## [DIRECTIONS FOR THIS TASK]
Return each line of the listing below, unchanged, and omit the images.

** start of GIVEN DATA **

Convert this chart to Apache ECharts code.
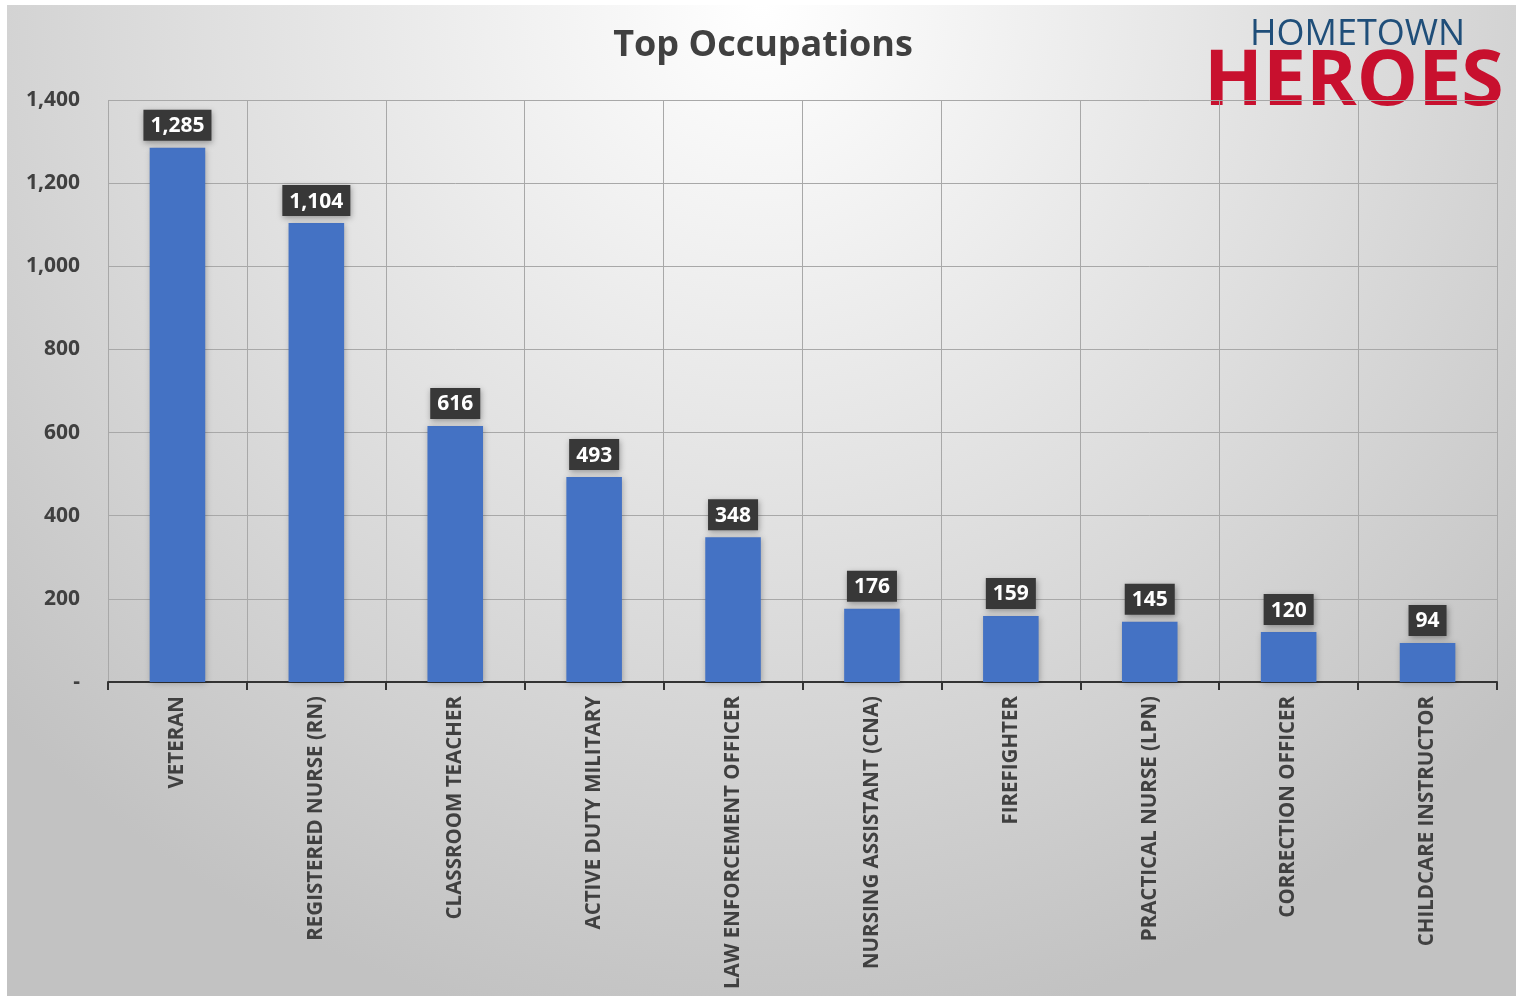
<!DOCTYPE html>
<html>
<head>
<meta charset="utf-8">
<script src="https://cdn.jsdelivr.net/npm/echarts@6/dist/echarts.min.js"></script>
<style>
  html, body { margin: 0; padding: 0; background: #fff; width: 1516px; height: 998px; overflow: hidden; }
  #chart-container { position: absolute; left: 7px; top: 5px; width: 1509px; height: 991px; }
</style>
</head>
<body>
<div id="chart-container"></div>
<script>
// --- Data ---
const occupations = [
    'VETERAN', 'REGISTERED NURSE (RN)', 'CLASSROOM TEACHER', 'ACTIVE DUTY MILITARY',
    'LAW ENFORCEMENT OFFICER', 'NURSING ASSISTANT (CNA)', 'FIREFIGHTER',
    'PRACTICAL NURSE (LPN)', 'CORRECTION OFFICER', 'CHILDCARE INSTRUCTOR'
];
const counts = [1285, 1104, 616, 493, 348, 176, 159, 145, 120, 94];
const yTicks = [0, 200, 400, 600, 800, 1000, 1200, 1400];

const fontFamily = '"Open Sans", Lato, sans-serif';

var myChart = echarts.init(document.getElementById('chart-container'));

function fmt(v) {
    return v === 0 ? '-' : v.toLocaleString('en-US');
}

const option = {
    backgroundColor: {
        type: 'radial', x: 0.5, y: 0, r: 1.05,
        colorStops: [
            { offset: 0, color: '#ffffff' },
            { offset: 0.55, color: '#dedede' },
            { offset: 1, color: '#c2c2c2' }
        ]
    },
    animation: false,
    title: {
        text: 'Top Occupations',
        left: 751, top: 18, textAlign: 'center',
        textStyle: { fontFamily: fontFamily, fontSize: 36, fontWeight: 'bold', color: '#404040' }
    },
    graphic: [
        { type: 'text', left: 1243, top: 12,
          style: { text: 'HOMETOWN', font: '36px "Open Sans", sans-serif', fill: '#1f4e79' } },
        { type: 'text', left: 1197, top: 40,
          style: { text: 'HEROES', font: 'bold 77px "Open Sans", sans-serif', fill: '#c8102e' } }
    ],
    grid: { left: 101, right: 19, top: 95, bottom: 314 },
    xAxis: {
        type: 'category',
        data: occupations,
        axisLine: { lineStyle: { color: '#333', width: 2 } },
        axisTick: { show: true, length: 8, lineStyle: { color: '#333', width: 2 } },
        splitLine: { show: true, lineStyle: { color: '#a8a8a8', width: 1 } },
        axisLabel: {
            interval: 0, rotate: 90, margin: 14,
            fontFamily: fontFamily, fontSize: 20.5, fontWeight: 'bold', color: '#404040'
        }
    },
    yAxis: {
        type: 'value',
        min: 0, max: 1400, interval: 200,
        axisLine: { show: false },
        axisTick: { show: false },
        splitLine: { lineStyle: { color: '#a8a8a8', width: 1 } },
        axisLabel: {
            margin: 28,
            fontFamily: fontFamily, fontSize: 21, fontWeight: 'bold', color: '#404040',
            formatter: fmt
        }
    },
    series: [{
        type: 'bar',
        data: counts,
        barWidth: '40%',
        itemStyle: {
            color: '#4472c4',
            shadowBlur: 6, shadowColor: 'rgba(0,0,0,0.25)', shadowOffsetX: 1, shadowOffsetY: 1
        },
        label: {
            show: true, position: 'top', distance: 7,
            formatter: p => fmt(p.value),
            fontFamily: fontFamily, fontSize: 21, fontWeight: 'bold', color: '#ffffff',
            backgroundColor: '#383838', padding: [6, 7, 4, 7],
            shadowBlur: 6, shadowColor: 'rgba(0,0,0,0.35)', shadowOffsetX: 1, shadowOffsetY: 2
        }
    }]
};

myChart.setOption(option);

window.addEventListener('resize', function() {
    myChart.resize();
});
</script>
</body>
</html>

** end of GIVEN DATA **

## [TASK RESULT]
Convert this chart to Apache ECharts code.
<!DOCTYPE html>
<html>
<head>
<meta charset="utf-8">
<script src="https://cdn.jsdelivr.net/npm/echarts@6/dist/echarts.min.js"></script>
<style>
  html, body { margin: 0; padding: 0; background: #fff; width: 1516px; height: 998px; overflow: hidden; }
  #chart-container { position: absolute; left: 7px; top: 5px; width: 1509px; height: 991px; }
</style>
</head>
<body>
<div id="chart-container"></div>
<script>
// --- Data ---
const occupations = [
    'VETERAN', 'REGISTERED NURSE (RN)', 'CLASSROOM TEACHER', 'ACTIVE DUTY MILITARY',
    'LAW ENFORCEMENT OFFICER', 'NURSING ASSISTANT (CNA)', 'FIREFIGHTER',
    'PRACTICAL NURSE (LPN)', 'CORRECTION OFFICER', 'CHILDCARE INSTRUCTOR'
];
const counts = [1285, 1104, 616, 493, 348, 176, 159, 145, 120, 94];
const yTicks = [0, 200, 400, 600, 800, 1000, 1200, 1400];

const fontFamily = '"Open Sans", Lato, sans-serif';

var myChart = echarts.init(document.getElementById('chart-container'));

function fmt(v) {
    return v === 0 ? '-' : v.toLocaleString('en-US');
}

const option = {
    backgroundColor: {
        type: 'radial', x: 0.5, y: 0, r: 1.05,
        colorStops: [
            { offset: 0, color: '#ffffff' },
            { offset: 0.55, color: '#dedede' },
            { offset: 1, color: '#c2c2c2' }
        ]
    },
    animation: false,
    title: {
        text: 'Top Occupations',
        left: 751, top: 18, textAlign: 'center',
        textStyle: { fontFamily: fontFamily, fontSize: 36, fontWeight: 'bold', color: '#404040' }
    },
    graphic: [
        { type: 'text', left: 1243, top: 12,
          style: { text: 'HOMETOWN', font: '36px "Open Sans", sans-serif', fill: '#1f4e79' } },
        { type: 'text', left: 1197, top: 40,
          style: { text: 'HEROES', font: 'bold 77px "Open Sans", sans-serif', fill: '#c8102e' } }
    ],
    grid: { left: 101, right: 19, top: 95, bottom: 314 },
    xAxis: {
        type: 'category',
        data: occupations,
        axisLine: { lineStyle: { color: '#333', width: 2 } },
        axisTick: { show: true, length: 8, lineStyle: { color: '#333', width: 2 } },
        splitLine: { show: true, lineStyle: { color: '#a8a8a8', width: 1 } },
        axisLabel: {
            interval: 0, rotate: 90, margin: 14,
            fontFamily: fontFamily, fontSize: 20.5, fontWeight: 'bold', color: '#404040'
        }
    },
    yAxis: {
        type: 'value',
        min: 0, max: 1400, interval: 200,
        axisLine: { show: false },
        axisTick: { show: false },
        splitLine: { lineStyle: { color: '#a8a8a8', width: 1 } },
        axisLabel: {
            margin: 28,
            fontFamily: fontFamily, fontSize: 21, fontWeight: 'bold', color: '#404040',
            formatter: fmt
        }
    },
    series: [{
        type: 'bar',
        data: counts,
        barWidth: '40%',
        itemStyle: {
            color: '#4472c4',
            shadowBlur: 6, shadowColor: 'rgba(0,0,0,0.25)', shadowOffsetX: 1, shadowOffsetY: 1
        },
        label: {
            show: true, position: 'top', distance: 7,
            formatter: p => fmt(p.value),
            fontFamily: fontFamily, fontSize: 21, fontWeight: 'bold', color: '#ffffff',
            backgroundColor: '#383838', padding: [6, 7, 4, 7],
            shadowBlur: 6, shadowColor: 'rgba(0,0,0,0.35)', shadowOffsetX: 1, shadowOffsetY: 2
        }
    }]
};

myChart.setOption(option);

window.addEventListener('resize', function() {
    myChart.resize();
});
</script>
</body>
</html>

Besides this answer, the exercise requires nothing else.